## WRITTEN PROBLEM
Skip the pictures. Set down, word for word, the lines from the start of the material up to and including the line with "11, 13, 26, 42, 55, 45]".

* START INFORMATION SHOWN *

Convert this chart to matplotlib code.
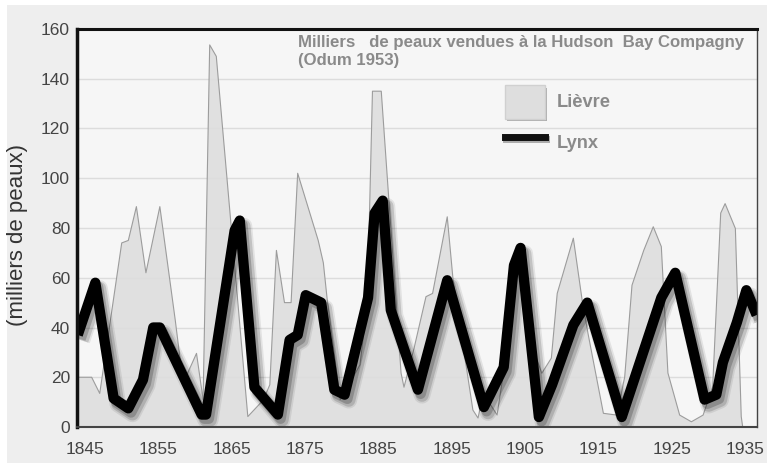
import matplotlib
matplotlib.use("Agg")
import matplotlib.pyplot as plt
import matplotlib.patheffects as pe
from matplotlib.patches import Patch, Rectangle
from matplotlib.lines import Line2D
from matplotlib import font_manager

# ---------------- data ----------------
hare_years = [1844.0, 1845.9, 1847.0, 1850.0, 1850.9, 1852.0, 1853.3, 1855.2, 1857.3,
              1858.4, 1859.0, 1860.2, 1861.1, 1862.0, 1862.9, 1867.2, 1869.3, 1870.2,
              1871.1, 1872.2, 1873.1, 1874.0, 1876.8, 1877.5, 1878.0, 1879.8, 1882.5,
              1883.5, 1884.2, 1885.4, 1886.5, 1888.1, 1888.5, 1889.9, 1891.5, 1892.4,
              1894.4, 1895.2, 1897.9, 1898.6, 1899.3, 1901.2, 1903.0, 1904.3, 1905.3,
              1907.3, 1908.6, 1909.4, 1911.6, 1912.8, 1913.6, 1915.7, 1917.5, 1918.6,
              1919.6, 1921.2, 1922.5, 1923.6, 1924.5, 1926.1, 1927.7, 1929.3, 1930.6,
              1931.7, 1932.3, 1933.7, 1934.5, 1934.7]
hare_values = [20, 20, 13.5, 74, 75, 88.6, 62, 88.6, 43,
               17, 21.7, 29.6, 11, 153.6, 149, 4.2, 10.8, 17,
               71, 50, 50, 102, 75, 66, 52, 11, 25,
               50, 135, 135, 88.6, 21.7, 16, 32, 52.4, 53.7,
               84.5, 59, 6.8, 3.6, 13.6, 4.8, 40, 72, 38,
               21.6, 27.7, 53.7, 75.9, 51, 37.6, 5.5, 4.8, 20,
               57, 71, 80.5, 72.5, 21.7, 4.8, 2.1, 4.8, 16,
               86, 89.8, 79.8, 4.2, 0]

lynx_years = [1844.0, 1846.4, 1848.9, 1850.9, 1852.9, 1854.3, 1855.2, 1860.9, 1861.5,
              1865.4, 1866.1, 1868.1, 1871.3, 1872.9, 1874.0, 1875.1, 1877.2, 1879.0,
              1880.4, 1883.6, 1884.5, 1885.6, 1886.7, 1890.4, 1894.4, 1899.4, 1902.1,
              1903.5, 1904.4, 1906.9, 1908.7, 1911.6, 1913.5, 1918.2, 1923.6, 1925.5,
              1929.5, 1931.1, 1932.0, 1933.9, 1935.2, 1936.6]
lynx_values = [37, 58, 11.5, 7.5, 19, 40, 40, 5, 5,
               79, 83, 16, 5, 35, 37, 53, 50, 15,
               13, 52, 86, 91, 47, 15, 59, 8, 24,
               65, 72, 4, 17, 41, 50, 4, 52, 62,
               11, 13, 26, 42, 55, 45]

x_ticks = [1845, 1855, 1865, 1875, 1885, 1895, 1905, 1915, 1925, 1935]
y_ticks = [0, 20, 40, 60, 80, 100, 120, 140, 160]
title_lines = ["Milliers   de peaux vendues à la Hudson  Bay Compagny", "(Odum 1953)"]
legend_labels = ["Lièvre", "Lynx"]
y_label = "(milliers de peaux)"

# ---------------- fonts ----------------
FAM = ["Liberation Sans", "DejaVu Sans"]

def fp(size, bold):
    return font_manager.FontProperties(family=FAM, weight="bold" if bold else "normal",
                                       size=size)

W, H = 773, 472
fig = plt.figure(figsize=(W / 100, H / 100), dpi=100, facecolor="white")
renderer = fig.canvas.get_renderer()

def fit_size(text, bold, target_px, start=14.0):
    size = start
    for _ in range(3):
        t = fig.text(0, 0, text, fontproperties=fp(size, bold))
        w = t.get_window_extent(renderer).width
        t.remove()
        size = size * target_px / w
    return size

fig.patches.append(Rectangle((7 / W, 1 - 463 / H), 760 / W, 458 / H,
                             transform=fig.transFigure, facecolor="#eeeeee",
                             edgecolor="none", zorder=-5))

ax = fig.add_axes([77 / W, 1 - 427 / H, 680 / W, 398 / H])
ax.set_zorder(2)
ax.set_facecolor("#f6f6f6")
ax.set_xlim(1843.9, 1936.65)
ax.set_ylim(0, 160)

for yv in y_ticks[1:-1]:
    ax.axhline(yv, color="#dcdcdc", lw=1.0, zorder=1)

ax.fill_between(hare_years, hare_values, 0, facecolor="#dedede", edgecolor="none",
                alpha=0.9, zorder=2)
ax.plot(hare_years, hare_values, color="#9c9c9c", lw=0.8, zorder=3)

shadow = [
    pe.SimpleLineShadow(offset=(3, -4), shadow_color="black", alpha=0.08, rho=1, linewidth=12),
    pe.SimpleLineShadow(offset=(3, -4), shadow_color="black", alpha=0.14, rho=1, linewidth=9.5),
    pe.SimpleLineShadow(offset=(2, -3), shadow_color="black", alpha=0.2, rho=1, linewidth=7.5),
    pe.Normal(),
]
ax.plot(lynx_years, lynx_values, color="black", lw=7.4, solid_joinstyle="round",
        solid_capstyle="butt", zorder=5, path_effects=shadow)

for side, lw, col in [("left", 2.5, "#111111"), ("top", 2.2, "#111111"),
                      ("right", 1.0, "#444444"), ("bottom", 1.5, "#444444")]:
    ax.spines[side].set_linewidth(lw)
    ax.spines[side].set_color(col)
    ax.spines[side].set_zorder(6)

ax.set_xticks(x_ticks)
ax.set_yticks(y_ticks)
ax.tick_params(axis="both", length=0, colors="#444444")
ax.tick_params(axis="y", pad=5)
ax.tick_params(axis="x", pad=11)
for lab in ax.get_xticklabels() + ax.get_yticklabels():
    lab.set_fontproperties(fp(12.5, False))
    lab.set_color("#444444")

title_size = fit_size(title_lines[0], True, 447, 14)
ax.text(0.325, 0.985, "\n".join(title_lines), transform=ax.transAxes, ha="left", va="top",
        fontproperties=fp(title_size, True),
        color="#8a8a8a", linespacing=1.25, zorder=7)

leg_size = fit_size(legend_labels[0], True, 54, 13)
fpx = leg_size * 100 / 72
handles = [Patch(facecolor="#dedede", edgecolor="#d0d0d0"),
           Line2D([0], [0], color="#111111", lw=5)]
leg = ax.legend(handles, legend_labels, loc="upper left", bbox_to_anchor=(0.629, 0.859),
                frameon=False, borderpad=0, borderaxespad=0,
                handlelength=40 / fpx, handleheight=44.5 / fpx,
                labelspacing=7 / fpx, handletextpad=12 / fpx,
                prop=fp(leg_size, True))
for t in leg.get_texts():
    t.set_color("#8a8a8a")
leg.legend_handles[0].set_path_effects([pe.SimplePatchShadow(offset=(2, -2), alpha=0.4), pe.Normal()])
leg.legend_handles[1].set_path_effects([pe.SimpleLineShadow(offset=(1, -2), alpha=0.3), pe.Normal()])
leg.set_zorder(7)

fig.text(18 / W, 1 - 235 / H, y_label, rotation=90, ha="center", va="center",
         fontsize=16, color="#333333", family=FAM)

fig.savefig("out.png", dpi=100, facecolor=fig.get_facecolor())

* END INFORMATION SHOWN *

## TASK SOLUTION
Convert this chart to matplotlib code.
import matplotlib
matplotlib.use("Agg")
import matplotlib.pyplot as plt
import matplotlib.patheffects as pe
from matplotlib.patches import Patch, Rectangle
from matplotlib.lines import Line2D
from matplotlib import font_manager

# ---------------- data ----------------
hare_years = [1844.0, 1845.9, 1847.0, 1850.0, 1850.9, 1852.0, 1853.3, 1855.2, 1857.3,
              1858.4, 1859.0, 1860.2, 1861.1, 1862.0, 1862.9, 1867.2, 1869.3, 1870.2,
              1871.1, 1872.2, 1873.1, 1874.0, 1876.8, 1877.5, 1878.0, 1879.8, 1882.5,
              1883.5, 1884.2, 1885.4, 1886.5, 1888.1, 1888.5, 1889.9, 1891.5, 1892.4,
              1894.4, 1895.2, 1897.9, 1898.6, 1899.3, 1901.2, 1903.0, 1904.3, 1905.3,
              1907.3, 1908.6, 1909.4, 1911.6, 1912.8, 1913.6, 1915.7, 1917.5, 1918.6,
              1919.6, 1921.2, 1922.5, 1923.6, 1924.5, 1926.1, 1927.7, 1929.3, 1930.6,
              1931.7, 1932.3, 1933.7, 1934.5, 1934.7]
hare_values = [20, 20, 13.5, 74, 75, 88.6, 62, 88.6, 43,
               17, 21.7, 29.6, 11, 153.6, 149, 4.2, 10.8, 17,
               71, 50, 50, 102, 75, 66, 52, 11, 25,
               50, 135, 135, 88.6, 21.7, 16, 32, 52.4, 53.7,
               84.5, 59, 6.8, 3.6, 13.6, 4.8, 40, 72, 38,
               21.6, 27.7, 53.7, 75.9, 51, 37.6, 5.5, 4.8, 20,
               57, 71, 80.5, 72.5, 21.7, 4.8, 2.1, 4.8, 16,
               86, 89.8, 79.8, 4.2, 0]

lynx_years = [1844.0, 1846.4, 1848.9, 1850.9, 1852.9, 1854.3, 1855.2, 1860.9, 1861.5,
              1865.4, 1866.1, 1868.1, 1871.3, 1872.9, 1874.0, 1875.1, 1877.2, 1879.0,
              1880.4, 1883.6, 1884.5, 1885.6, 1886.7, 1890.4, 1894.4, 1899.4, 1902.1,
              1903.5, 1904.4, 1906.9, 1908.7, 1911.6, 1913.5, 1918.2, 1923.6, 1925.5,
              1929.5, 1931.1, 1932.0, 1933.9, 1935.2, 1936.6]
lynx_values = [37, 58, 11.5, 7.5, 19, 40, 40, 5, 5,
               79, 83, 16, 5, 35, 37, 53, 50, 15,
               13, 52, 86, 91, 47, 15, 59, 8, 24,
               65, 72, 4, 17, 41, 50, 4, 52, 62,
               11, 13, 26, 42, 55, 45]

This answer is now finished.